DATA SUPPLIED →
══════════

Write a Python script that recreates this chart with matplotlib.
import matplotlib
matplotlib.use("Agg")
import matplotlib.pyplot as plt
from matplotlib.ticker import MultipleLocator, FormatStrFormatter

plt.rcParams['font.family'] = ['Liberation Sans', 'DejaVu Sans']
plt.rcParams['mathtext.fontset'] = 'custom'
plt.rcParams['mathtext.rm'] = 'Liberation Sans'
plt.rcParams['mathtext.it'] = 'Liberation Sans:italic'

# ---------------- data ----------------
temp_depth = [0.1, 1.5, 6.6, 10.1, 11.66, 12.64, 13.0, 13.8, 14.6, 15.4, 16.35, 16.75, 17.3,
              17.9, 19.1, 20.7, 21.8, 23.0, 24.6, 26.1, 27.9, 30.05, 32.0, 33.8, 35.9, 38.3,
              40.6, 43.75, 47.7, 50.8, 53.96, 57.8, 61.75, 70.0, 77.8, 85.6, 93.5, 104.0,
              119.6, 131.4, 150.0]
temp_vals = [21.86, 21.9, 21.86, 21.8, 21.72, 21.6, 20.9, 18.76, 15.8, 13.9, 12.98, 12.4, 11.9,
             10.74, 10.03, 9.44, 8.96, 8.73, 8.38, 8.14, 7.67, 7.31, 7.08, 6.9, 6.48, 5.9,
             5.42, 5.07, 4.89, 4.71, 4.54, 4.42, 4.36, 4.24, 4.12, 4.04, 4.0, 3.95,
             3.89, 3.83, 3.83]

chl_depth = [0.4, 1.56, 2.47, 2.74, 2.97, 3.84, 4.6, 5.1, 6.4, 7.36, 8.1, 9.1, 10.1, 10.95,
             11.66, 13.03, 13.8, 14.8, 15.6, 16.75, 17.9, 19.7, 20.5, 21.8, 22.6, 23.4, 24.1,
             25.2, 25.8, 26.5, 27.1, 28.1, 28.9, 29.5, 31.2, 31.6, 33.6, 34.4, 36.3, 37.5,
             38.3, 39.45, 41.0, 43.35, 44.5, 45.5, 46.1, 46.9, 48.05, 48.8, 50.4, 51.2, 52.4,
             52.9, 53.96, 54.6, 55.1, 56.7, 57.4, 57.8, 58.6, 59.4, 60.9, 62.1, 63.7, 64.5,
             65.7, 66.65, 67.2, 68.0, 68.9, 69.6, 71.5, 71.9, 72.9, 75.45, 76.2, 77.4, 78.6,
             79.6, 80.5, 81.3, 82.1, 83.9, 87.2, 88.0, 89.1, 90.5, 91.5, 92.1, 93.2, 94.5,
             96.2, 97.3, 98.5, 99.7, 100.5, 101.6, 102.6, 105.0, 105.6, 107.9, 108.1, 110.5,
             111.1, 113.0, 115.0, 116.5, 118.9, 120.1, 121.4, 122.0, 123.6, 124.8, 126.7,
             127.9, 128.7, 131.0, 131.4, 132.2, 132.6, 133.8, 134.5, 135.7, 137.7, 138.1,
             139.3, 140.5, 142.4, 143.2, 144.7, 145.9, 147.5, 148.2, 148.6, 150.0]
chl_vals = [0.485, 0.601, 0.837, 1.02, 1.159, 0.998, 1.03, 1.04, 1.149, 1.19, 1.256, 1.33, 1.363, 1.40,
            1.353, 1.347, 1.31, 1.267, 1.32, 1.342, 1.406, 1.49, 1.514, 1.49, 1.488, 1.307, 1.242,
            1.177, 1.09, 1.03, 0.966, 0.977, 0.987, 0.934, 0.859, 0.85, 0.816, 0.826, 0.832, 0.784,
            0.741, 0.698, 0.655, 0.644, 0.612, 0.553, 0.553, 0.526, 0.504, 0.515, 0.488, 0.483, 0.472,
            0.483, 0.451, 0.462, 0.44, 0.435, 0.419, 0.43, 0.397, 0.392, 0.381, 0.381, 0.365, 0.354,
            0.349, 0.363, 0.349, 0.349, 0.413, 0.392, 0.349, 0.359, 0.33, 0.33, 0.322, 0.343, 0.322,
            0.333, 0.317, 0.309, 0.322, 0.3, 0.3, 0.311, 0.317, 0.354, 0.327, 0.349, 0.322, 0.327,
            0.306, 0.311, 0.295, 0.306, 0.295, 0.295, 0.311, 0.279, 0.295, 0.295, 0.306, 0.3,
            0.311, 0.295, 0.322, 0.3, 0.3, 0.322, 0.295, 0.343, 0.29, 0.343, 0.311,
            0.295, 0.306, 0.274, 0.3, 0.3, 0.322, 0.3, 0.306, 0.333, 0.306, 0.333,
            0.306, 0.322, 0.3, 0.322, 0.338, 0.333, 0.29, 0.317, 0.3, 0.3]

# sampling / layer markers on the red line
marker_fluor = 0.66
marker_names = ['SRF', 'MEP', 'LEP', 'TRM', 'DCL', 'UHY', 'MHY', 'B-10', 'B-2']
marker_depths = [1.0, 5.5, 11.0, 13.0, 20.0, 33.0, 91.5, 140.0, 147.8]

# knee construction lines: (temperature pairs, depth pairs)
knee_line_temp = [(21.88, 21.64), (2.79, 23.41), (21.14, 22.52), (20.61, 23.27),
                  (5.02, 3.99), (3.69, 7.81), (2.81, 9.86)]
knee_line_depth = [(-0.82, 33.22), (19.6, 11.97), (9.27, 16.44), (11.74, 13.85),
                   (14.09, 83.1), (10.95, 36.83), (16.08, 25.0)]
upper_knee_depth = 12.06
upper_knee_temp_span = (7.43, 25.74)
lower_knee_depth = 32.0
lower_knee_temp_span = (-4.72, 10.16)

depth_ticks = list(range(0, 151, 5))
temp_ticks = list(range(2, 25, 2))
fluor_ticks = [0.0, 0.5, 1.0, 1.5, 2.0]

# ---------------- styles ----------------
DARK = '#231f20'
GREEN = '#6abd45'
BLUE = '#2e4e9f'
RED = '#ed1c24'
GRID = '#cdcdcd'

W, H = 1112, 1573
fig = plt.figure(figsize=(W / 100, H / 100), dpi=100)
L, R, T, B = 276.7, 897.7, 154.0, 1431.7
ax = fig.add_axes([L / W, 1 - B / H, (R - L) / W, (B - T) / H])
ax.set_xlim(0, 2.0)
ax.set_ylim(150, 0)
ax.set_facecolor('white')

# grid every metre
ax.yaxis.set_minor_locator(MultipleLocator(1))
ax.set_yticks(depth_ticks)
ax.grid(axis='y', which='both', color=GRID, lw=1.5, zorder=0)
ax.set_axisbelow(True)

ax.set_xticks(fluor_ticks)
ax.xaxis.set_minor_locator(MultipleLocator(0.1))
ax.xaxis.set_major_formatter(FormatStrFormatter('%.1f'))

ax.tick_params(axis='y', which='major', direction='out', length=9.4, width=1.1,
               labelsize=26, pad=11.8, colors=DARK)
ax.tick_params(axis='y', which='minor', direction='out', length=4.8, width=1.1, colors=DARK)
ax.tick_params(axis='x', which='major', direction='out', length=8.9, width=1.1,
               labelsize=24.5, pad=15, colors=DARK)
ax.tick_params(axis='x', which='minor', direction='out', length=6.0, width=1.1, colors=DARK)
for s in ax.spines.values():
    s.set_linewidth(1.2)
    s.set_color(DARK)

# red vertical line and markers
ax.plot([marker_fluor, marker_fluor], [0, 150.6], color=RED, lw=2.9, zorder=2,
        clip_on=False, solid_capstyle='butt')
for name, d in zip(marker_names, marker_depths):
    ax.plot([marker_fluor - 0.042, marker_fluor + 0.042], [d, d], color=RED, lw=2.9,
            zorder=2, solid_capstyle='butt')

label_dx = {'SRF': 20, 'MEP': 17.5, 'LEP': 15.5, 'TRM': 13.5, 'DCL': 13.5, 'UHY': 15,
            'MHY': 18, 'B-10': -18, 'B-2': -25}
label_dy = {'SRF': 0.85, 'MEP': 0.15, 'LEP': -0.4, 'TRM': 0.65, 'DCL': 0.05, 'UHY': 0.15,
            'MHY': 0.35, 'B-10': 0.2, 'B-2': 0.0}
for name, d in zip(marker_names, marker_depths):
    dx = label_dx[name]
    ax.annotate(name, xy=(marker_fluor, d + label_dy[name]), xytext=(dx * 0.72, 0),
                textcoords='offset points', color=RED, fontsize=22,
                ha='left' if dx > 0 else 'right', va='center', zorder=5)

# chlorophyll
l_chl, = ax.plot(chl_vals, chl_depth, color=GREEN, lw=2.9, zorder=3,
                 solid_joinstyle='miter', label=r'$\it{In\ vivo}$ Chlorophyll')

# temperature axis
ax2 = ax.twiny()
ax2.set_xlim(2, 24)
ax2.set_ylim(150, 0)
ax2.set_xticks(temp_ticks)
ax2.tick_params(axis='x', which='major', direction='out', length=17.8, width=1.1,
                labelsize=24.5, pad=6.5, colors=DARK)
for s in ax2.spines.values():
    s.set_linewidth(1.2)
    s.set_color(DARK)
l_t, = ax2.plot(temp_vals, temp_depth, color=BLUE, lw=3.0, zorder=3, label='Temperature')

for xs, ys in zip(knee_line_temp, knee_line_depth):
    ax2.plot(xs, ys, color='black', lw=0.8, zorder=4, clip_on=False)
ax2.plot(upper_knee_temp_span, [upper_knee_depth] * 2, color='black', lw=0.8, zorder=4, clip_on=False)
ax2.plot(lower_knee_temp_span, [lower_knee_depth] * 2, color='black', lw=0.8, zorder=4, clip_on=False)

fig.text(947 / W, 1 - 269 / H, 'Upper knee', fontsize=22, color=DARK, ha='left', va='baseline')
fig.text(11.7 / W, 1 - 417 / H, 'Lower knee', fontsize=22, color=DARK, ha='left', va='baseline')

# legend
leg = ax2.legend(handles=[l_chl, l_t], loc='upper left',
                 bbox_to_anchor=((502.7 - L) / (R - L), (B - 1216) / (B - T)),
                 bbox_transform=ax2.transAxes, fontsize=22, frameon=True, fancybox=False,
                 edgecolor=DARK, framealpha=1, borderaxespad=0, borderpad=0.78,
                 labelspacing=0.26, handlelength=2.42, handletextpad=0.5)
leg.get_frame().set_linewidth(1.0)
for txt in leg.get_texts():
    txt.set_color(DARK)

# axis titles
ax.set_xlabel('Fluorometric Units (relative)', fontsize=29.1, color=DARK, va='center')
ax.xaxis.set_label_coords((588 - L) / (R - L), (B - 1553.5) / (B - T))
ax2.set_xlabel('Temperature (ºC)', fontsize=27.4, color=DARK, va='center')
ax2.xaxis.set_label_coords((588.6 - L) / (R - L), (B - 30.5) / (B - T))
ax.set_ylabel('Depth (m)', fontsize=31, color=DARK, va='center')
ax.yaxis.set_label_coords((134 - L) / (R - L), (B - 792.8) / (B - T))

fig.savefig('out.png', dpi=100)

══════════

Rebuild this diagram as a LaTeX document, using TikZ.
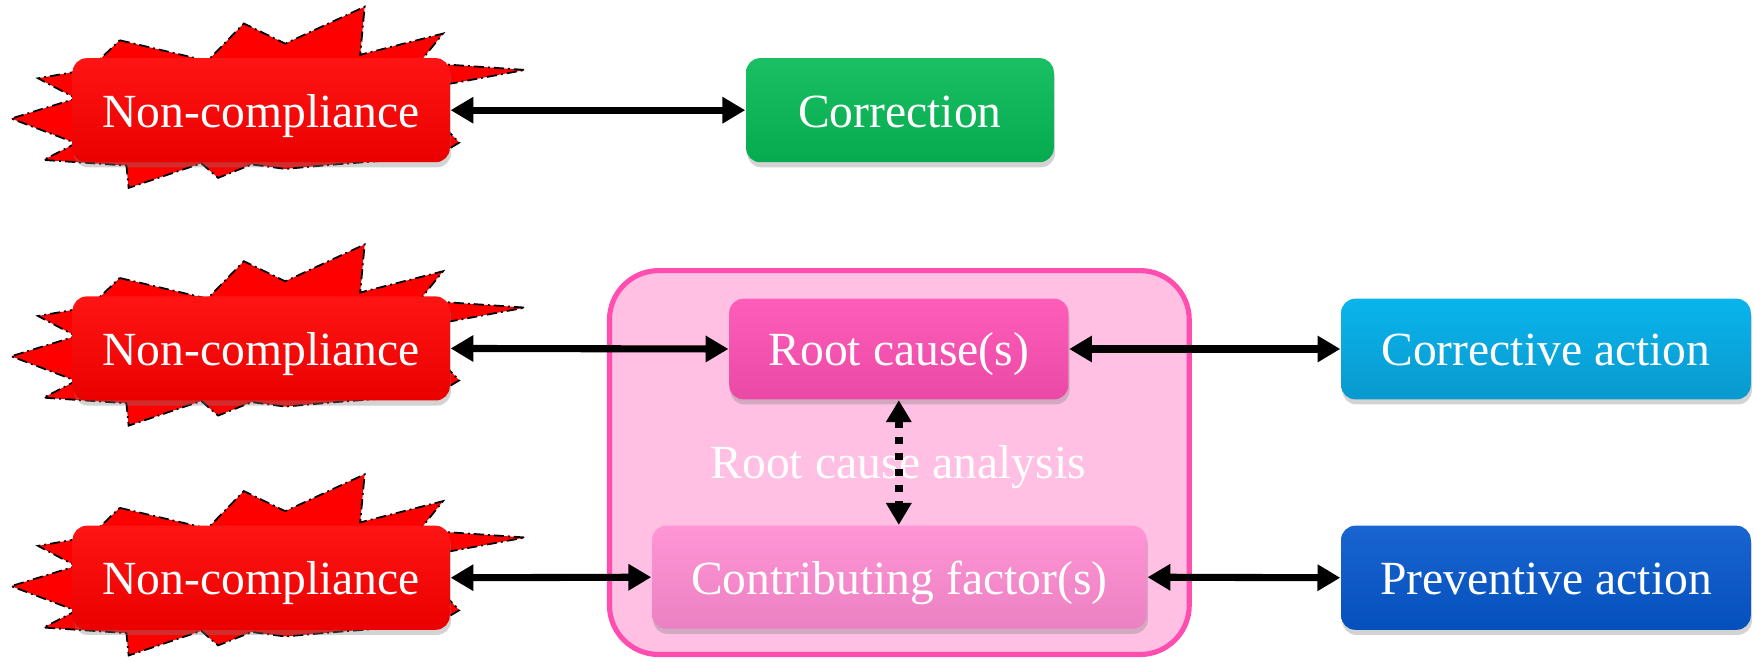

══════════

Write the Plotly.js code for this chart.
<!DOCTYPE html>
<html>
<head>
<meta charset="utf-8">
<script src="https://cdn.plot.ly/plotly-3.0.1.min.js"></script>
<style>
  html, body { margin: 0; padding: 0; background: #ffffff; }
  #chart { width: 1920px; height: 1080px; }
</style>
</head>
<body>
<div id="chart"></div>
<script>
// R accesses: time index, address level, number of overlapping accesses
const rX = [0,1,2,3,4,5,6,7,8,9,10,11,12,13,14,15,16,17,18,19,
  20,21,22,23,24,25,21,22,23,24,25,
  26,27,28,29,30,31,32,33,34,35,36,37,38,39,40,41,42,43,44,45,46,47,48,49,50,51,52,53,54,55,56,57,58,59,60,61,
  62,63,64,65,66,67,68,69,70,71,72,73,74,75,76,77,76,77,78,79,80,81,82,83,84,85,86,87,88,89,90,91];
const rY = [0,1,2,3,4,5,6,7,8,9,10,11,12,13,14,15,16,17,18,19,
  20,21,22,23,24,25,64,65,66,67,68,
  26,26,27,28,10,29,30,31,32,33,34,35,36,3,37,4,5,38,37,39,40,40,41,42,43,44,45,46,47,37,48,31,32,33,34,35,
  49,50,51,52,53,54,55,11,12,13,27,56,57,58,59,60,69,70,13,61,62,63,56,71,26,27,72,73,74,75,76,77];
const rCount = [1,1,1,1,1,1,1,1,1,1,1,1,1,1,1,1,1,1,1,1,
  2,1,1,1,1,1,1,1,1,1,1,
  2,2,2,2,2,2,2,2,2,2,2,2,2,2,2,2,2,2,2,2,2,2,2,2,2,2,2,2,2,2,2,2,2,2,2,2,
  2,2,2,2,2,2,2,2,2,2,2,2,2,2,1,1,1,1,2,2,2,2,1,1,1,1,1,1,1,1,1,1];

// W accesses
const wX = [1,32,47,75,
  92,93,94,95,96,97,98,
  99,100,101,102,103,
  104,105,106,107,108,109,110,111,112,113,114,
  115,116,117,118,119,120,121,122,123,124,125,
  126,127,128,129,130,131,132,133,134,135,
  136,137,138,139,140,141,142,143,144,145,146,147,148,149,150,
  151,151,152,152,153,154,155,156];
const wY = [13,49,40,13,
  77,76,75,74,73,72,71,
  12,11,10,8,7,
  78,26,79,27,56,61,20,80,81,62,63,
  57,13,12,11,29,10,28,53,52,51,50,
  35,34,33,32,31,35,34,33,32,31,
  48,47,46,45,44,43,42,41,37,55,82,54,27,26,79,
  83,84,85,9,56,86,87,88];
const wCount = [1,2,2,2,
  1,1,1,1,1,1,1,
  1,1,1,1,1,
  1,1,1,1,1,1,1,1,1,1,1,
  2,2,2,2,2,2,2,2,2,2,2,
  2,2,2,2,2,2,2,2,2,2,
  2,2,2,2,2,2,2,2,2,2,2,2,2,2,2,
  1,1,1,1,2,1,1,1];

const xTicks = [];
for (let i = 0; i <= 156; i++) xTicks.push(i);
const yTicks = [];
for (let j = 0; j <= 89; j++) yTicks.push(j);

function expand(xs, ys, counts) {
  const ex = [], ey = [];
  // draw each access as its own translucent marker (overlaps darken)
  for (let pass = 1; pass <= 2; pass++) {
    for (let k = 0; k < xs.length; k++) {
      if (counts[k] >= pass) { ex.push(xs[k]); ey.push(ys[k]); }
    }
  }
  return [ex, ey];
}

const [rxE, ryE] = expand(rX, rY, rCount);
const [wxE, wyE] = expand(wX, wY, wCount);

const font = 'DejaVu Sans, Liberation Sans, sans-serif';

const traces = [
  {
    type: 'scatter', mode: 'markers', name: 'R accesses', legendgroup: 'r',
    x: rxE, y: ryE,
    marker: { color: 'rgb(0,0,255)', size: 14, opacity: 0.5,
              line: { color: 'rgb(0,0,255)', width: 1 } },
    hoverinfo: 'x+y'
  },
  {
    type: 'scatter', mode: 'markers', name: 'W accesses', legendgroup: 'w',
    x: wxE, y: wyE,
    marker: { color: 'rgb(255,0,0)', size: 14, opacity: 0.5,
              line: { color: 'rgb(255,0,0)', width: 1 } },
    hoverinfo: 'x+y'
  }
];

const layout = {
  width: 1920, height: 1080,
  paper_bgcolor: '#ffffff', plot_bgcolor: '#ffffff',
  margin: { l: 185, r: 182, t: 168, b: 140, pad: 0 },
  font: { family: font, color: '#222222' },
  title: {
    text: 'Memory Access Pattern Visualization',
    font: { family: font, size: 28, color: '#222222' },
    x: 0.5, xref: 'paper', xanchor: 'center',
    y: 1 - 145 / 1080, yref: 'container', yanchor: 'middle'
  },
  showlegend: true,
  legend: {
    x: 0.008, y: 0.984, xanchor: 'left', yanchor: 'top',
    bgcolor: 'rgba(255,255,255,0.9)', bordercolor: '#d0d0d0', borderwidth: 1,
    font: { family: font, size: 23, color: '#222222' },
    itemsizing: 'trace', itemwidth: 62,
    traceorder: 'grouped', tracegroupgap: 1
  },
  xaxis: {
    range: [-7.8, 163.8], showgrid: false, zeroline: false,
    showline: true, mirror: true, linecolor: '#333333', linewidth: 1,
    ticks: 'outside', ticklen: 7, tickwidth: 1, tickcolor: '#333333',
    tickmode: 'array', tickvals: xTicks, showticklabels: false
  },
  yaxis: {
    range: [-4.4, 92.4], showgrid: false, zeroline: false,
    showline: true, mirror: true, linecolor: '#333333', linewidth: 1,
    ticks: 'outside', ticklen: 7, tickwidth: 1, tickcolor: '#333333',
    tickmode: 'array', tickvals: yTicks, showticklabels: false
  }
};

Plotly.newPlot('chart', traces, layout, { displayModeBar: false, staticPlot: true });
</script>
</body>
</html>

══════════

EXERCISE DESCRIPTION → Go through the records above and copy every line with the word "Write".

EXERCISE RESPONSE →
Write a Python script that recreates this chart with matplotlib.
Write the Plotly.js code for this chart.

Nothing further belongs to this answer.